After we had overcome the equipment challenge, we had to look to the time challenge. Parliament had given us a three-hour window to complete the measurement and time either side for setup and clearing away.
Our typical measurement process involves exciting a structure with a known and measured signal and then measuring the response at multiple locations to assess the dynamic behaviour of the structure. With the case of Big Ben we were unable to touch the bell so could not excite the structure. Handily, every hour the clock in the tower excites the bell and it was our plan to make measurements during a number of hour chimes of the bell. As the 10 o’clock, 11 o’clock and 12 o’clock strikes give the longest window of excitation we planned that these were the times to use. Our plan was to be set up in the belfry with one system just ahead of the 9 o’clock chime to undertake a system level check. Working back from this we decided we needed to start climbing the tower at 8am with the first system.
ASDEC, the BBC and the team from Parliament worked closely to arrange and overcome all these logistical challenges and to address the health and safety issues associated with the operation. All was finally planned for the 21st June.
The time and effort planning paid off when the test day arrived. We all arrived, slightly breathless, in the belfry by 8:45am and our 2 engineers, Martin and Max, started building the first system with assistance from Chris as a runner. It was at this point I regretted my stitching up of the technical team as I returned to the bottom of the tower for the remainder of the equipment. During my absence the engineers had everything ready for doing the level check at 9am. We were all set for the measurement.
The plan for the measurement was to acquire data from as large a portion of the bell as possible. We set up 2 Scanning Laser Doppler Vibrometers which allowed us a view of nearly 180 degrees of arc around the bell. We had further sliced up the surface of the bell to acquire a number of measurement locations during each set of hour chimes. This resulted, over the 3 sets of chimes, in measurements at over 500 points around the surface of the Great Bell.
Again, the many rehearsals completed prior to the test day paid off. The measurement process proceeded without hitch or hindrance. Time was taken between the chimes for Martin to be interviewed by the presenter, Helen Czerski, to explain the process, the science involved and the results that were expected.
Following the 12 o’clock set of chimes we finished a few more filming sequences the director wanted, packed away the equipment and began hauling back to the bottom of the tower.
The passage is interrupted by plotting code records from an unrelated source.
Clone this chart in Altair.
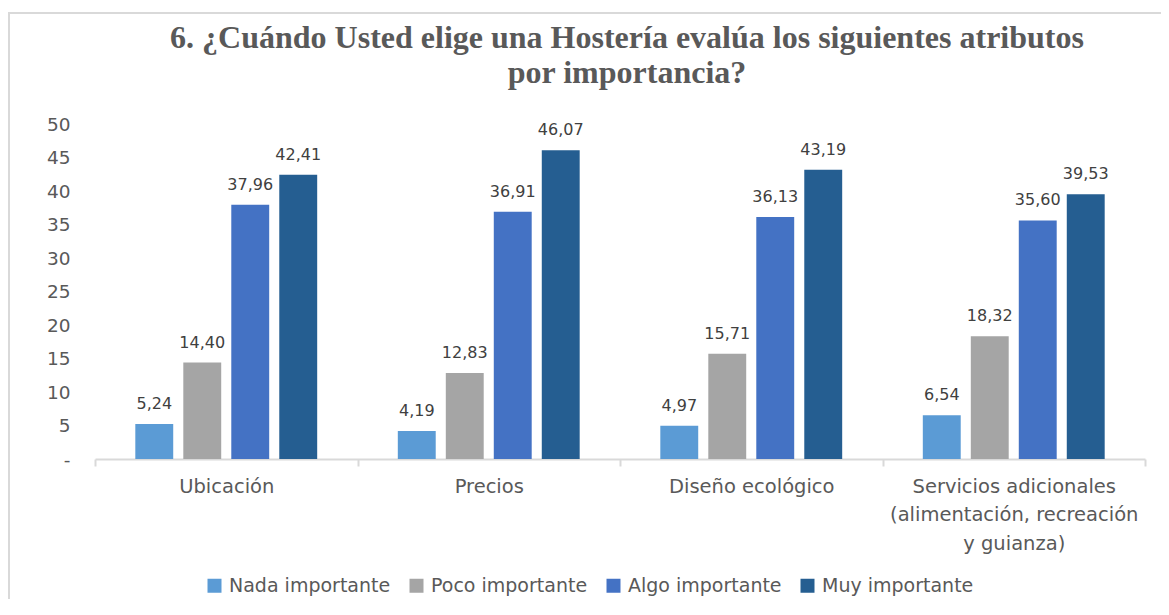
import altair as alt
import pandas as pd

categories = ["Ubicación", "Precios", "Diseño ecológico",
              "Servicios adicionales (alimentación, recreación y guianza)"]
series = ["Nada importante", "Poco importante", "Algo importante", "Muy importante"]
nada = [5.24, 4.19, 4.97, 6.54]
poco = [14.40, 12.83, 15.71, 18.32]
algo = [37.96, 36.91, 36.13, 35.60]
muy = [42.41, 46.07, 43.19, 39.53]
colors = ["#5B9BD5", "#A5A5A5", "#4472C4", "#255E91"]
y_ticks = [0, 5, 10, 15, 20, 25, 30, 35, 40, 45, 50]

rows = []
for s, vals in zip(series, [nada, poco, algo, muy]):
    for c, v in zip(categories, vals):
        rows.append({"cat": c, "serie": s, "valor": v})
df = pd.DataFrame(rows)

label_font = "DejaVu Sans"
gray = "#595959"

x_enc = alt.X("cat:N", sort=categories, title=None,
              scale=alt.Scale(paddingInner=0, paddingOuter=0),
              axis=alt.Axis(
                  labelAngle=0, labelFont=label_font, labelFontSize=19.5,
                  labelColor=gray, labelLineHeight=28.5, labelPadding=11,
                  domainColor="#D9D9D9", domainWidth=2, tickColor="#D9D9D9",
                  tickWidth=2, tickSize=7, tickBand="extent",
                  labelLimit=400,
                  labelExpr="datum.label == '" + categories[3] + "' ? ['Servicios adicionales', '(alimentación, recreación', 'y guianza)'] : datum.label"))
xoff = alt.XOffset("serie:N", sort=series,
                   scale=alt.Scale(paddingInner=0.21, paddingOuter=0.84))
y_enc = alt.Y("valor:Q", title=None,
              scale=alt.Scale(domain=[0, 50], nice=False),
              axis=alt.Axis(values=y_ticks, grid=False, domain=False,
                            ticks=False, labelFont=label_font, labelFontSize=18.5,
                            labelColor=gray, labelPadding=25, labelOverlap=False,
                            labelSeparation=0,
                            labelExpr="datum.value == 0 ? '-' : datum.label"))

base = alt.Chart(df)
bars = base.mark_bar().encode(
    x=x_enc, xOffset=xoff, y=y_enc,
    color=alt.Color("serie:N", sort=series,
                    scale=alt.Scale(domain=series, range=colors),
                    legend=alt.Legend(title=None, orient="none", direction="horizontal",
                                      legendX=110, legendY=452,
                                      symbolType="square", symbolSize=196,
                                      labelFont=label_font, labelFontSize=19,
                                      labelLimit=400,
                                      labelColor=gray, columnPadding=16,
                                      labelOffset=5, symbolStrokeWidth=0)),
)
texts = base.mark_text(baseline="bottom", dy=-12, font=label_font,
                       fontSize=16, color="#404040").encode(
    x=x_enc, xOffset=xoff, y=y_enc,
    text="lbl:N",
).transform_calculate(lbl="replace(format(datum.valor, '.2f'), '.', ',')")

frame = alt.Chart(pd.DataFrame({"a": [0]})).mark_rect(
    fill=None, stroke="#D9D9D9", strokeWidth=2).encode(
    x=alt.value(-86), x2=alt.value(1200), y=alt.value(-111), y2=alt.value(600))

chart = alt.layer(frame, bars, texts).properties(
    width=1050, height=335,
    padding={"left": 87, "top": 116, "right": 16, "bottom": 140},
    autosize=alt.AutoSizeParams(type="none"),
    title=alt.TitleParams(
        ["6. ¿Cuándo Usted elige una Hostería evalúa los siguientes atributos",
         "por importancia?"],
        font="Liberation Serif", fontSize=32, fontWeight="bold", color=gray,
        anchor="middle", frame="group", offset=-78, dx=7, lineHeight=35),
).configure_view(stroke=None).configure_axisY(labelOverlap=False)

chart.save("out.html", embed_options={"renderer": "svg", "actions": False})
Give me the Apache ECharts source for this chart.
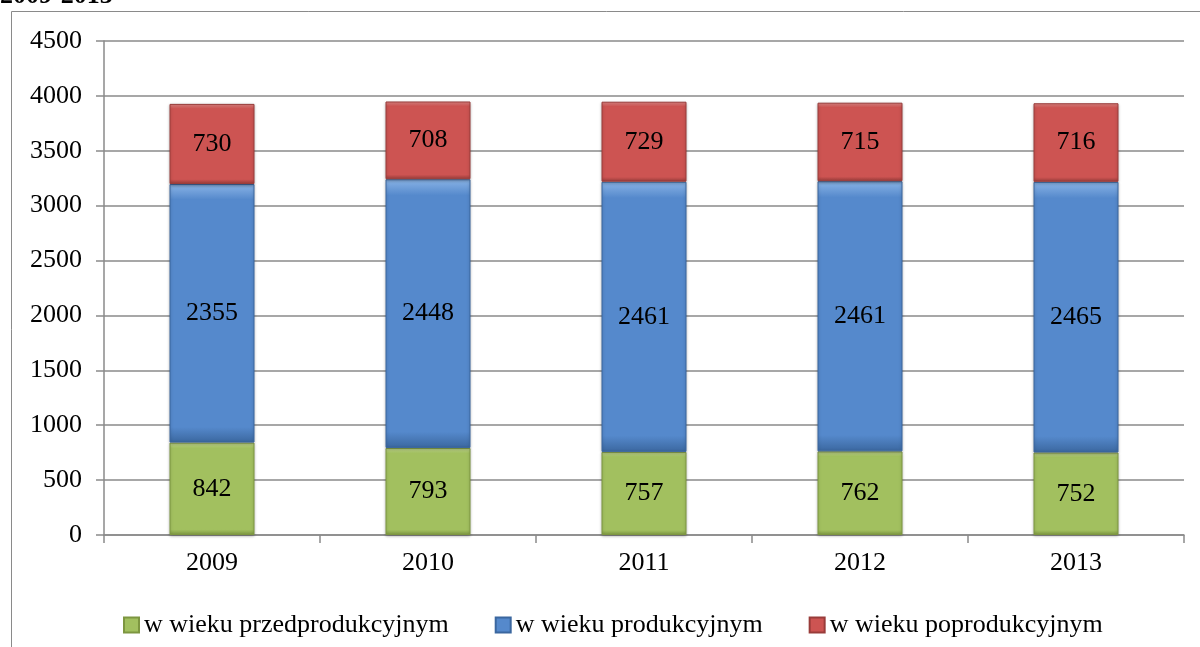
<!DOCTYPE html>
<html lang="pl">
<head>
    <meta charset="UTF-8">
    <title>Ludność 2009-2013</title>
    <script src="https://cdn.jsdelivr.net/npm/echarts@6/dist/echarts.min.js"></script>
    <style>
        html, body { margin: 0; padding: 0; background: #fff; }
    </style>
</head>
<body>
    <div id="main" style="width: 1200px; height: 647px;"></div>
    <script>
        const years = ['2009', '2010', '2011', '2012', '2013'];
        const przed = [842, 793, 757, 762, 752];
        const prod = [2355, 2448, 2461, 2461, 2465];
        const popr = [730, 708, 729, 715, 716];
        const seriesNames = ['w wieku przedprodukcyjnym', 'w wieku produkcyjnym', 'w wieku poprodukcyjnym'];

        const font = '"Liberation Serif", "Times New Roman", serif';

        // kolor słupka z lekkim gradientem (imitacja fazowania)
        function fill(light, base, dark) {
            return new echarts.graphic.LinearGradient(0, 0, 0, 1, [
                { offset: 0, color: light },
                { offset: 0.06, color: base },
                { offset: 0.94, color: base },
                { offset: 1, color: dark }
            ]);
        }

        function barSeries(name, data, light, base, dark) {
            return {
                name: name,
                type: 'bar',
                stack: 'all',
                barWidth: 85,
                data: data,
                itemStyle: {
                    color: fill(light, base, dark),
                    borderColor: dark,
                    borderWidth: 1,
                    shadowColor: 'rgba(0,0,0,0.25)',
                    shadowBlur: 3,
                    shadowOffsetY: 1
                },
                label: {
                    show: true,
                    position: 'inside',
                    color: '#000',
                    fontFamily: font,
                    fontSize: 26
                }
            };
        }

        var myChart = echarts.init(document.getElementById('main'));
        var option = {
            animation: false,
            grid: { left: 104, right: 16, top: 41, bottom: 112 },
            graphic: [
                {
                    type: 'rect',
                    shape: { x: 11.5, y: 11.5, width: 1200, height: 700 },
                    style: { fill: 'none', stroke: '#8a8a8a', lineWidth: 1 },
                    silent: true
                },
                {
                    type: 'text',
                    left: 0, top: -17,
                    style: { text: '2009-2013', font: 'bold 26px ' + font, fill: '#000' }
                }
            ],
            legend: {
                left: 118,
                top: 607,
                itemWidth: 15,
                itemHeight: 15,
                itemGap: 46,
                icon: 'rect',
                textStyle: { fontFamily: font, fontSize: 26, color: '#000' },
                data: seriesNames
            },
            xAxis: {
                type: 'category',
                data: years,
                axisLine: { lineStyle: { color: '#8a8a8a', width: 1.5 } },
                axisTick: { show: true, length: 8, lineStyle: { color: '#8a8a8a', width: 1.5 } },
                axisLabel: { fontFamily: font, fontSize: 26, color: '#000', margin: 15 }
            },
            yAxis: {
                type: 'value',
                min: 0,
                max: 4500,
                interval: 500,
                axisLine: { show: true, lineStyle: { color: '#8a8a8a', width: 1.5 } },
                axisTick: { show: true, length: 8, lineStyle: { color: '#8a8a8a', width: 1.5 } },
                axisLabel: {
                    fontFamily: font, fontSize: 26, color: '#000', margin: 22,
                    formatter: function (v) { return String(v); }
                },
                splitLine: { lineStyle: { color: '#8a8a8a', width: 1.5 } }
            },
            series: [
                barSeries(seriesNames[0], przed, '#c7dc95', '#a2c05f', '#7d9640'),
                barSeries(seriesNames[1], prod, '#8ab4e6', '#5589cc', '#3b679f'),
                barSeries(seriesNames[2], popr, '#e58a88', '#cd5452', '#993c3a')
            ]
        };
        myChart.setOption(option);
    </script>
</body>
</html>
Another successful measurement campaign completed by the ASDEC team!
Martin and the engineering team processed the data acquired in Elizabeth Tower in the days following the measurements. We were quickly able to see that we had an excellent set of data that showed how Big Ben vibrated when struck in an unprecedented level of detail. The results can be seen below and in the BBC Four program shown on the 2nd of March 2017.
It was a great privilege to have had the opportunity to measure and analyse such an iconic national treasure.